Repeat exactly, and only, the lines from the one that contains "Clone this chart in D3.js." to the one that contains "width - margin.right]);", both ends included. Omit every picture.

--- START Entries supplied ---

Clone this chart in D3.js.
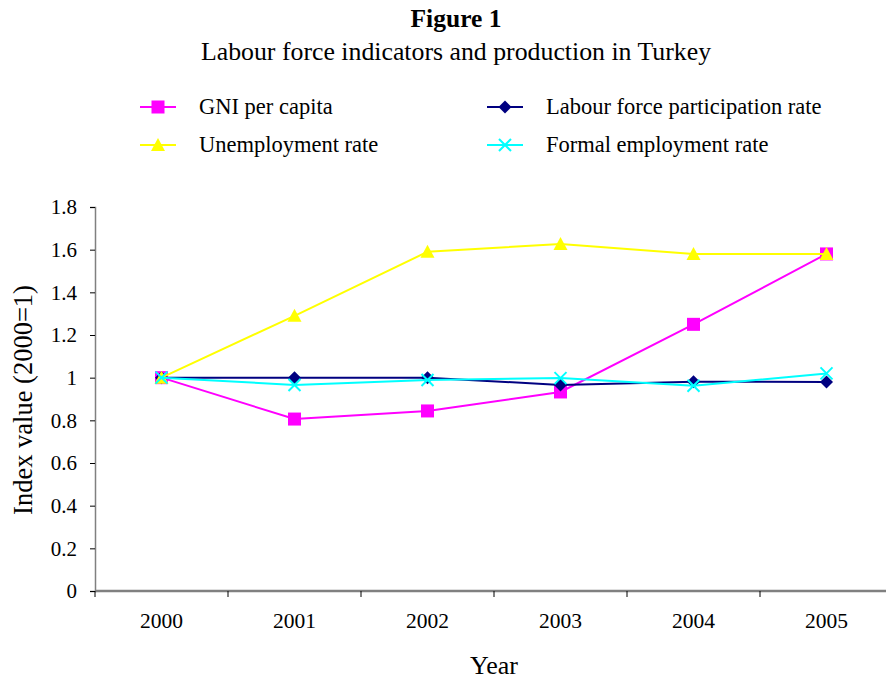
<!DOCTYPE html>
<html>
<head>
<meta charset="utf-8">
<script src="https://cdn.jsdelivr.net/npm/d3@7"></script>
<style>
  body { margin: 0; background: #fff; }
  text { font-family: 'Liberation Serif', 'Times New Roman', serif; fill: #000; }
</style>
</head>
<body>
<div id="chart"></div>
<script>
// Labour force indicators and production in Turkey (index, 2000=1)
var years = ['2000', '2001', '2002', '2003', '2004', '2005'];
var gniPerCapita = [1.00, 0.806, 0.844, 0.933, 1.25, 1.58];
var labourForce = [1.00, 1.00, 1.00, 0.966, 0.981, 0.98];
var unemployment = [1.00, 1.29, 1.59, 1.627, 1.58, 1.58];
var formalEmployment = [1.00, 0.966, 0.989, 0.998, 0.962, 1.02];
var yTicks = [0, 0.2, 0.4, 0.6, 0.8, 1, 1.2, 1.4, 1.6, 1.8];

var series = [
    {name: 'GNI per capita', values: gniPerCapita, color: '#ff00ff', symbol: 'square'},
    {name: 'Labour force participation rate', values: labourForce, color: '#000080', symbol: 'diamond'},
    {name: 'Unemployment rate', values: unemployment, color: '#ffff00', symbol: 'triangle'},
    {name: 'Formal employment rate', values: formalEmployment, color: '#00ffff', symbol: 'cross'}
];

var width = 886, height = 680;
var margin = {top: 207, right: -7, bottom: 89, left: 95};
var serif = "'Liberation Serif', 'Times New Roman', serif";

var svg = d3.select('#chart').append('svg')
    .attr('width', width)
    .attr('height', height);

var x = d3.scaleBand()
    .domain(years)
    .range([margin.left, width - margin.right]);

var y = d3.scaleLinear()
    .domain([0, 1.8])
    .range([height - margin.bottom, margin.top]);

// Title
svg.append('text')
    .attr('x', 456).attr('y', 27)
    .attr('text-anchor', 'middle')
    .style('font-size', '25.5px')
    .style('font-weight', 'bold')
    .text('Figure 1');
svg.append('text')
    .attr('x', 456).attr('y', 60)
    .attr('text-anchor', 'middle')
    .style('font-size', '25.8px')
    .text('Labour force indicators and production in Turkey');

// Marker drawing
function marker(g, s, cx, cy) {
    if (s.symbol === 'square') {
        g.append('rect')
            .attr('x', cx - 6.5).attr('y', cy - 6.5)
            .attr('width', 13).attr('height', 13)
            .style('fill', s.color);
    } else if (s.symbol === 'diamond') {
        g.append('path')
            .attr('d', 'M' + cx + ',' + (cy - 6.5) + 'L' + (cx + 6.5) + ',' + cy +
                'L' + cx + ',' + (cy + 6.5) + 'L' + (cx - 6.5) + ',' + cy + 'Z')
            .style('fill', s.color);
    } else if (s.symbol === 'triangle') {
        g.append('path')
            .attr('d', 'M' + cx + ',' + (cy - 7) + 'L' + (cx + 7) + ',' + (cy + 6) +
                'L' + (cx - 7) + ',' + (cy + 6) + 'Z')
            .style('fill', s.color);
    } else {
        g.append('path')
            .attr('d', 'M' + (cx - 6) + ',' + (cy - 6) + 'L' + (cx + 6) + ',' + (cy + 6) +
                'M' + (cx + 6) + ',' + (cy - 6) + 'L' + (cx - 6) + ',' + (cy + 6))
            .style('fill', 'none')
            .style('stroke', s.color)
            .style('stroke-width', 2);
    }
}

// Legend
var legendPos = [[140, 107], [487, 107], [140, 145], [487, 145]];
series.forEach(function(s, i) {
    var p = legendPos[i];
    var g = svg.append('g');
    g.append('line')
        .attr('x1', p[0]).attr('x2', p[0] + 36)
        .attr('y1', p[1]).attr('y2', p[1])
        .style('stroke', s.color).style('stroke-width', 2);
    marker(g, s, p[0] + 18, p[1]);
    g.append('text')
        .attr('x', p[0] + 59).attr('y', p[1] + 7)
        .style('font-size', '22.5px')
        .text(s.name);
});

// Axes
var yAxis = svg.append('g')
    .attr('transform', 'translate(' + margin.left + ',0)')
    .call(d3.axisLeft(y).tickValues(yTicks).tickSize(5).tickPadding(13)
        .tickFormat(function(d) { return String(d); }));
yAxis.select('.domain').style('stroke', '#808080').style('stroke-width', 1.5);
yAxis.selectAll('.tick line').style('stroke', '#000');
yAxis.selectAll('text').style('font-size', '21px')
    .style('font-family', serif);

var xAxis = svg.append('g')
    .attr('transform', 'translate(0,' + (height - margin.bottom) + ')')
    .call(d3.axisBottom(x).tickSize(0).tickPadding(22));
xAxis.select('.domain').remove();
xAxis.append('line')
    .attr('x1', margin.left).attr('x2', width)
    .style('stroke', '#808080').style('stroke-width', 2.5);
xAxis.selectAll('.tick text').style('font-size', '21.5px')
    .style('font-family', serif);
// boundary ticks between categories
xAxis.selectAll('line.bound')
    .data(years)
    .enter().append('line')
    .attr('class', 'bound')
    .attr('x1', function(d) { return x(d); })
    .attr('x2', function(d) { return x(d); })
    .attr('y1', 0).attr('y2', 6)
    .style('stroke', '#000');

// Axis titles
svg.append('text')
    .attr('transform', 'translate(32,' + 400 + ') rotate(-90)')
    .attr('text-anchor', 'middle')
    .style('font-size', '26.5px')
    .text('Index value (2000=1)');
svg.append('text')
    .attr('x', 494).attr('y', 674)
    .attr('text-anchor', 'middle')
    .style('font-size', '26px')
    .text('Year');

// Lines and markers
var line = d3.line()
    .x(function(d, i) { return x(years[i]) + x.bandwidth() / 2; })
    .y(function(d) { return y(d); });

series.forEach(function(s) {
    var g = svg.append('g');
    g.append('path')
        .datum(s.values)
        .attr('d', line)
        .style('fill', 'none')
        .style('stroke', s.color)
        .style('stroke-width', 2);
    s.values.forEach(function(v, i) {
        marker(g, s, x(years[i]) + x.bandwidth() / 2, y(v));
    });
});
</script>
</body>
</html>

--- END Entries supplied ---
--- START Entries supplied ---

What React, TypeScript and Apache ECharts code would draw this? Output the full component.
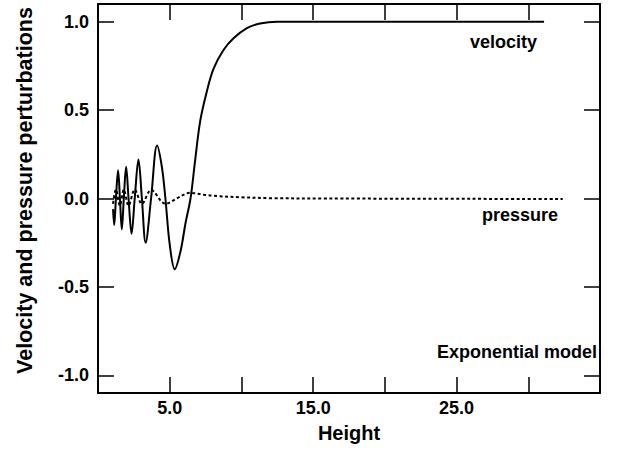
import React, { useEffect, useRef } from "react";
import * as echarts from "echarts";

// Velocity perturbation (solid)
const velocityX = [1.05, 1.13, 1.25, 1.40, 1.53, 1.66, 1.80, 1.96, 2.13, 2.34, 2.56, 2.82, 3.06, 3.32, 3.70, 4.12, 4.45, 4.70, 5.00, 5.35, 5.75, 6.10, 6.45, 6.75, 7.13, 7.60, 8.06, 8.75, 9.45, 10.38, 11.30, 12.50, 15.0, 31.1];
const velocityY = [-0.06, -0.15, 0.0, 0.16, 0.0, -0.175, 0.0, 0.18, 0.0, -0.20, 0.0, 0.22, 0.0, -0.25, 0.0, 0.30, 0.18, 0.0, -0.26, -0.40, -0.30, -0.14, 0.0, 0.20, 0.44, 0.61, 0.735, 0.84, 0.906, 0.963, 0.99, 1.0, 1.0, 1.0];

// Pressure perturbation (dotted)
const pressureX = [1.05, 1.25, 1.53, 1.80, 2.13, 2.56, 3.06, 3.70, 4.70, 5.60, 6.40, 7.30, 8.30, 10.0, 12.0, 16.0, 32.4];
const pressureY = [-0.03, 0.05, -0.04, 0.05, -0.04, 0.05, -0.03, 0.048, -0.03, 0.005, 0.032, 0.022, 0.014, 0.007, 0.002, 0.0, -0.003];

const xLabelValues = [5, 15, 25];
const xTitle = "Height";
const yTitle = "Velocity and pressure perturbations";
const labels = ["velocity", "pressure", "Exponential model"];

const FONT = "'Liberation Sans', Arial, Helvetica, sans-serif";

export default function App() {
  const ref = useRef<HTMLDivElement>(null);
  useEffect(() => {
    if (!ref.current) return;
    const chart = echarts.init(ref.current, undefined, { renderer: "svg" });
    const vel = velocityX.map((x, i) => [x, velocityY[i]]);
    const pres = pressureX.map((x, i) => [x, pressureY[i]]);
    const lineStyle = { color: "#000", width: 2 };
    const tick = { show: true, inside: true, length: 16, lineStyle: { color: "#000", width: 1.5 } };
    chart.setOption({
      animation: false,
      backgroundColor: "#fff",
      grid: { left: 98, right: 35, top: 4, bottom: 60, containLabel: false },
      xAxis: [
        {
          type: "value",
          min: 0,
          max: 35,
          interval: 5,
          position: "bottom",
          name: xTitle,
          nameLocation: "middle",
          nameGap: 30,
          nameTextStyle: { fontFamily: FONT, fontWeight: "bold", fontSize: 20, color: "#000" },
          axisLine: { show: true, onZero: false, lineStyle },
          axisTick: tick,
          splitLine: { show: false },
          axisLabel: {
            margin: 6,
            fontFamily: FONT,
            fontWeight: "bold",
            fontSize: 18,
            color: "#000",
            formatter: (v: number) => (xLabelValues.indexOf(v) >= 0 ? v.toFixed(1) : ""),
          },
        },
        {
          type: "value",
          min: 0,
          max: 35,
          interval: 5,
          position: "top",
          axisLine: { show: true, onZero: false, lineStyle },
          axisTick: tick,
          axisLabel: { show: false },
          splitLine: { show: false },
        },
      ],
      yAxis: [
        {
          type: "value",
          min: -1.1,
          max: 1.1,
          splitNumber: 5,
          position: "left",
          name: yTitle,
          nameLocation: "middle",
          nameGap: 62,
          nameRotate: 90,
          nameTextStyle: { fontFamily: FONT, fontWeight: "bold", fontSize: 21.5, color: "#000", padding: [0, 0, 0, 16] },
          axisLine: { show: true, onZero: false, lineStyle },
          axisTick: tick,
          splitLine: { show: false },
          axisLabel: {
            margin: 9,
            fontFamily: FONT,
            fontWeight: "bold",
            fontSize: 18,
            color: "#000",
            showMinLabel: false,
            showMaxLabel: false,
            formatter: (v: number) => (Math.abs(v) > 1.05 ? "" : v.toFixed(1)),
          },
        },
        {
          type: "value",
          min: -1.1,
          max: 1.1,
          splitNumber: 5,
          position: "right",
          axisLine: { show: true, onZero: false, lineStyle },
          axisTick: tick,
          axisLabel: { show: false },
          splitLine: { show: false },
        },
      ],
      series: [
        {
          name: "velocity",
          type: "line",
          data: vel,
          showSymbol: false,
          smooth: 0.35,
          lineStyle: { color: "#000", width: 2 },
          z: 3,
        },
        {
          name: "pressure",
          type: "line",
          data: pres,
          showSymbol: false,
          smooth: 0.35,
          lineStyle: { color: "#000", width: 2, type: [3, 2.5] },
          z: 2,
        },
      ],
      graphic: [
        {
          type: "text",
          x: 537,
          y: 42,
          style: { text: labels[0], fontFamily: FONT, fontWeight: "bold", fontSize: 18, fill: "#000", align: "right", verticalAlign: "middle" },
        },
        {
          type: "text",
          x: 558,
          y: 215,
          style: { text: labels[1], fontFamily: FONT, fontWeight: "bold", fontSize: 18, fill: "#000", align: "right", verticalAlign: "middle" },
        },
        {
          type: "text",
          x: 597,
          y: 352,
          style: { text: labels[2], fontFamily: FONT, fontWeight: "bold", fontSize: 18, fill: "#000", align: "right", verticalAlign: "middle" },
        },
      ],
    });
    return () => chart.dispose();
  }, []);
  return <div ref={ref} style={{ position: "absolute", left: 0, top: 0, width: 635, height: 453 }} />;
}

--- END Entries supplied ---

### Written solution:
Clone this chart in D3.js.
<!DOCTYPE html>
<html>
<head>
<meta charset="utf-8">
<script src="https://cdn.jsdelivr.net/npm/d3@7"></script>
<style>
  body { margin: 0; background: #fff; }
  text { font-family: 'Liberation Serif', 'Times New Roman', serif; fill: #000; }
</style>
</head>
<body>
<div id="chart"></div>
<script>
// Labour force indicators and production in Turkey (index, 2000=1)
var years = ['2000', '2001', '2002', '2003', '2004', '2005'];
var gniPerCapita = [1.00, 0.806, 0.844, 0.933, 1.25, 1.58];
var labourForce = [1.00, 1.00, 1.00, 0.966, 0.981, 0.98];
var unemployment = [1.00, 1.29, 1.59, 1.627, 1.58, 1.58];
var formalEmployment = [1.00, 0.966, 0.989, 0.998, 0.962, 1.02];
var yTicks = [0, 0.2, 0.4, 0.6, 0.8, 1, 1.2, 1.4, 1.6, 1.8];

var series = [
    {name: 'GNI per capita', values: gniPerCapita, color: '#ff00ff', symbol: 'square'},
    {name: 'Labour force participation rate', values: labourForce, color: '#000080', symbol: 'diamond'},
    {name: 'Unemployment rate', values: unemployment, color: '#ffff00', symbol: 'triangle'},
    {name: 'Formal employment rate', values: formalEmployment, color: '#00ffff', symbol: 'cross'}
];

var width = 886, height = 680;
var margin = {top: 207, right: -7, bottom: 89, left: 95};
var serif = "'Liberation Serif', 'Times New Roman', serif";

var svg = d3.select('#chart').append('svg')
    .attr('width', width)
    .attr('height', height);

var x = d3.scaleBand()
    .domain(years)
    .range([margin.left, width - margin.right]);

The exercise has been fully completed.